Dir. Lasse Hallström
Paramount Pictures, 1993
118 mins

Review by Dorothy Jarman

Gilbert Grape is a young man slowly wasting away in Endora; a town so dead that the arrival of a new fast food outlet is almost as exciting as the moon landing, and where the inhabitants while away their days sitting in diners, staring listlessly into space while life passes them by. ‘Describing Endora is like dancing to no music’, Johnny Depp drawls in this hauntingly expressionless voice; the voice of someone who’s got nothing to live for, someone who’s forgotten what it was like to feel passion or joy. But who can blame him? His house is crumbling around him, his mother hasn’t left the house in eleven years,  he’s stuck in a shitty dead-end job in a grocery store that no-one shops at any more, and occasionally he gets to have depressing joyless sex with a married woman. But his world is suddenly turned upside down by the arrival of Becky, a kooky (but not in an annoying, ‘look i’m wearing ironic thick-framed glasses to disguise my total lack of personality’ kind of way) outsider who’s been to amazing places and done amazing things. She stops off in Endora when her caravan breaks down, and ends up changing Gilbert’s life forever along the way. Juliette Lewis is really lovely in this role, as the girl who teaches Gilbert to feel again; to appreciate the beautiful things in life instead of just letting them slip past. Lying in a grassy field watching the sunset. Going swimming with all your clothes on.
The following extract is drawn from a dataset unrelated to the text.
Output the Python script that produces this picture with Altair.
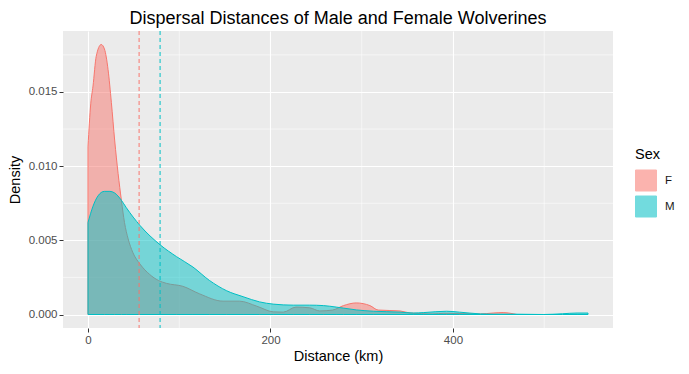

Near the film’s conclusion there’s a scene where Becky and Gilbert are sitting around a campfire and he’s talking about his father who never laughed, never smiled, never got mad, “like he was already dead”. Becky says, “I used to know a guy like that”, and they both smile because they both know who she’s talking about. And even though in the final scene, Gilbert ends up in almost exactly the same place as where he started from, waiting on the edge of the highway for the campers to come.

It’s weird that most people seem to find Gilbert Grape a sad film, because I think that ultimately it’s uplifting. It’s full of lovely moments, the kind that make you start grinning from ear to ear like an idiot. That’s not to say that it isn’t heartbreakingly sad and painful to watch at times; but that doesn’t detract from the fact that it is, to use that horrible cliché, genuinely ‘life-affirming’.



Johnny Depp and Juliette Lewis both give wonderful performances, but for me, it’s Leonardo diCaprio’s performance as Gilbert’s little brother Arnie that makes this film really special. Most filmmakers tend to shy away from the subject of disability; probably because it’s hard to tackle without being overly sentimental or condescending. But the portrayal of Arnie and the way that his family interact with him seems to be an incredibly well-judged and honest study of growing up with disability; and the pain and joy that comes with it. The relationship between Arnie and Gilbert was unbelievably moving at times, and it reminded me a lot of Peter Bogdanovich’s The Last Picture Show; an excellent underrated film, which gives a similarly sensitive portrayal of a child with disabilities.

Gilbert Grape isn’t the sort of film which aspires to be anything profound or life-changing; it’s very low-key and understated and isn’t ever going to win any life-achievement awards for cinematography, but that doesn’t matter. Because it’s completely and utterly lovely.